I ended up in India for years, studying, unlearning, and practicing. At some point, I came back and finished college. I became an acupuncturist and then a coach.

Over time, I started to see the same patterns in the people who found me: high achievers. Perfectionists. People who knew how to perform, how to deliver, how to look like they had it together while quietly being run by anxiety, shame, and the fear that it could all fall apart if they stopped, people who had learned to survive by cutting off from themselves and people who didn’t know how to be.

So, I built a method to meet that. This work is a combination of my own lived experience and what I’ve seen over years of working with people like this.

It isn’t about fixing you. That part of you that wants to get it all handled once and for all is just another performance strategy. It makes sense. It’s how a lot of us survived. But I don’t feed that part.

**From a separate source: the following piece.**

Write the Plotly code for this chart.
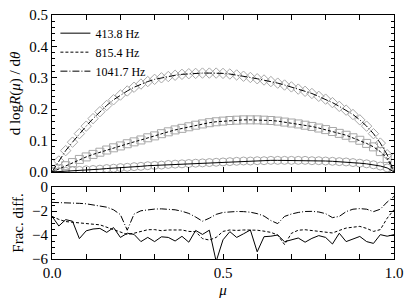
import plotly.graph_objects as go

# ---------------- data ----------------
mu = [round(i * 0.02, 2) for i in range(51)]

deriv_413 = [0.000, 0.001, 0.002, 0.004, 0.005, 0.007, 0.008, 0.009, 0.011, 0.012,
             0.014, 0.015, 0.017, 0.018, 0.020, 0.021, 0.022, 0.024, 0.025, 0.026,
             0.027, 0.028, 0.029, 0.030, 0.031, 0.032, 0.033, 0.034, 0.035, 0.035,
             0.036, 0.036, 0.037, 0.037, 0.037, 0.037, 0.037, 0.037, 0.036, 0.036,
             0.035, 0.034, 0.033, 0.032, 0.030, 0.028, 0.026, 0.023, 0.019, 0.013,
             0.000]
deriv_815 = [0.000, 0.010, 0.020, 0.030, 0.040, 0.048, 0.056, 0.063, 0.070, 0.077,
             0.083, 0.090, 0.096, 0.102, 0.109, 0.115, 0.122, 0.128, 0.134, 0.139,
             0.144, 0.149, 0.153, 0.157, 0.160, 0.162, 0.164, 0.165, 0.166, 0.166,
             0.166, 0.165, 0.164, 0.162, 0.159, 0.156, 0.153, 0.149, 0.145, 0.140,
             0.135, 0.129, 0.123, 0.117, 0.109, 0.101, 0.091, 0.080, 0.065, 0.043,
             0.000]
deriv_1041 = [0.000, 0.035, 0.068, 0.095, 0.122, 0.146, 0.170, 0.192, 0.212, 0.230,
              0.245, 0.258, 0.270, 0.280, 0.288, 0.295, 0.300, 0.304, 0.308, 0.311,
              0.313, 0.314, 0.315, 0.315, 0.315, 0.314, 0.312, 0.309, 0.305, 0.301,
              0.297, 0.293, 0.288, 0.283, 0.277, 0.271, 0.264, 0.257, 0.250, 0.241,
              0.232, 0.221, 0.209, 0.197, 0.183, 0.166, 0.146, 0.122, 0.092, 0.055,
              0.000]

diff_413 = [-2.44, -3.25, -2.72, -2.85, -4.30, -3.65, -3.50, -3.45, -3.78, -3.38,
            -4.20, -3.85, -3.95, -4.55, -4.20, -4.55, -4.15, -4.20, -4.50, -4.11,
            -4.60, -3.62, -3.95, -3.60, -6.20, -4.40, -3.72, -4.20, -3.90, -3.58,
            -5.40, -4.14, -4.10, -4.00, -4.56, -4.40, -4.25, -4.60, -4.28, -4.05,
            -4.20, -4.75, -3.85, -4.55, -4.35, -4.12, -4.55, -4.70, -3.97, -4.10,
            -3.97]
diff_815 = [-2.45, -2.70, -2.88, -2.95, -3.00, -3.03, -3.10, -3.15, -3.35, -3.50,
            -3.70, -3.95, -3.85, -3.72, -3.56, -3.55, -3.64, -3.58, -3.56, -3.58,
            -3.70, -3.72, -4.30, -4.42, -4.20, -3.70, -3.58, -3.62, -3.58, -3.56,
            -3.60, -3.68, -3.78, -4.00, -4.80, -3.86, -3.60, -3.56, -3.62, -3.69,
            -3.75, -3.83, -3.62, -3.42, -3.35, -3.28, -3.45, -3.70, -3.55, -2.60,
            -1.89]
diff_1041 = [-1.28, -1.29, -1.31, -1.33, -1.36, -1.40, -1.48, -1.58, -1.68, -1.90,
             -2.30, -3.60, -2.25, -1.98, -1.88, -1.84, -1.82, -1.84, -1.90, -2.02,
             -2.20, -2.50, -2.85, -2.60, -2.28, -2.12, -2.05, -2.04, -2.05, -2.10,
             -2.22, -2.42, -2.80, -3.05, -2.45, -2.25, -2.12, -2.04, -2.03, -2.08,
             -2.22, -2.55, -2.45, -2.05, -1.85, -1.80, -1.85, -2.05, -1.85, -1.25,
             -0.78]

labels = ["413.8 Hz", "815.4 Hz", "1041.7 Hz"]
x_tickvals = [0.0, 0.5, 1.0]
top_tickvals = [0.0, 0.1, 0.2, 0.3, 0.4, 0.5]
bot_tickvals = [0, -2, -4, -6]

# ---------------- styles ----------------
dashes = ["solid", "3px,2px", "7px,2px,1px,2px"]
symbols = ["circle-open", "square-open", "diamond-open"]
gray = "#a8a8a8"
serif = "Liberation Serif"

fig = go.Figure()

for vals, sym in zip([deriv_413, deriv_815, deriv_1041], symbols):
    fig.add_trace(go.Scatter(x=mu, y=vals, mode="markers", showlegend=False,
                             marker=dict(symbol=sym, size=8, color=gray,
                                         line=dict(width=1, color=gray)),
                             xaxis="x", yaxis="y"))

for vals, lab, d in zip([deriv_413, deriv_815, deriv_1041], labels, dashes):
    fig.add_trace(go.Scatter(x=mu, y=vals, mode="lines", name=lab,
                             line=dict(color="black", width=1, dash=d),
                             xaxis="x", yaxis="y"))

for vals, d in zip([diff_413, diff_815, diff_1041], dashes):
    fig.add_trace(go.Scatter(x=mu, y=vals, mode="lines", showlegend=False,
                             line=dict(color="black", width=1, dash=d),
                             xaxis="x2", yaxis="y2"))

axis_common = dict(showline=True, linecolor="black", linewidth=1, mirror="ticks",
                   ticks="inside", tickcolor="black", ticklen=5, tickwidth=1,
                   showgrid=False, zeroline=False,
                   tickfont=dict(family=serif, size=15, color="black"))

fig.update_layout(
    width=415, height=305,
    margin=dict(l=52, r=21, t=15, b=46, autoexpand=False),
    paper_bgcolor="white", plot_bgcolor="white",
    font=dict(family=serif, size=15, color="black"),
    showlegend=True,
    legend=dict(x=0.01, y=0.985, xanchor="left", yanchor="top",
                bgcolor="rgba(0,0,0,0)", font=dict(family=serif, size=12),
                itemwidth=30, tracegroupgap=0),
    xaxis=dict(domain=[0, 1], range=[0, 1], anchor="y", showticklabels=False,
               dtick=0.1, tick0=0, **axis_common),
    yaxis=dict(domain=[0.3566, 1], range=[0, 0.5], anchor="x",
               tickvals=top_tickvals, tickformat=".1f",
               minor=dict(dtick=0.02, ticks="inside", ticklen=3, tickcolor="black"),
               title=dict(text="d log<i>R</i>(<i>μ</i>) / d<i>θ</i>",
                          font=dict(family=serif, size=15), standoff=4),
               **axis_common),
    xaxis2=dict(domain=[0, 1], range=[0, 1], anchor="y2",
                tickvals=[round(i * 0.1, 1) for i in range(11)],
                ticktext=[("%.1f" % (i * 0.1)) if round(i * 0.1, 1) in x_tickvals else ""
                          for i in range(11)],
                title=dict(text="<i>μ</i>", font=dict(family=serif, size=15), standoff=4),
                **axis_common),
    yaxis2=dict(domain=[0, 0.295], range=[-6, 0], anchor="x2",
                tickvals=bot_tickvals,
                minor=dict(dtick=0.5, ticks="inside", ticklen=3, tickcolor="black"),
                title=dict(text="Frac. diff.", font=dict(family=serif, size=15), standoff=4),
                **axis_common),
)

fig.write_html("out.html", config={"displayModeBar": False},
               post_script="document.body.style.margin='0';")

What we’re doing is learning how to stay with what hurts long enough to actually shift the story. To bring the parts of you that got cut off because it wasn’t safe to be fully yourself. This is the slow work of coming home.

And yeah, sometimes you’ll still spin out. But you’ll build the skill of returning. Again and again. That’s what the practices I teach are for. Meditation, journaling, and nervous system work aren’t hacks. They’re tools to help you develop a different relationship with the fear, the shame, the pushing.

So you can stop being run by it. And start making choices from somewhere else.

This work is structured, but it’s not rigid. It’s vulnerable, but it’s not ungrounded. And it’s not for everybody. But if you’re done performing and ready to build a life that doesn’t cost you your self, we’ll go there.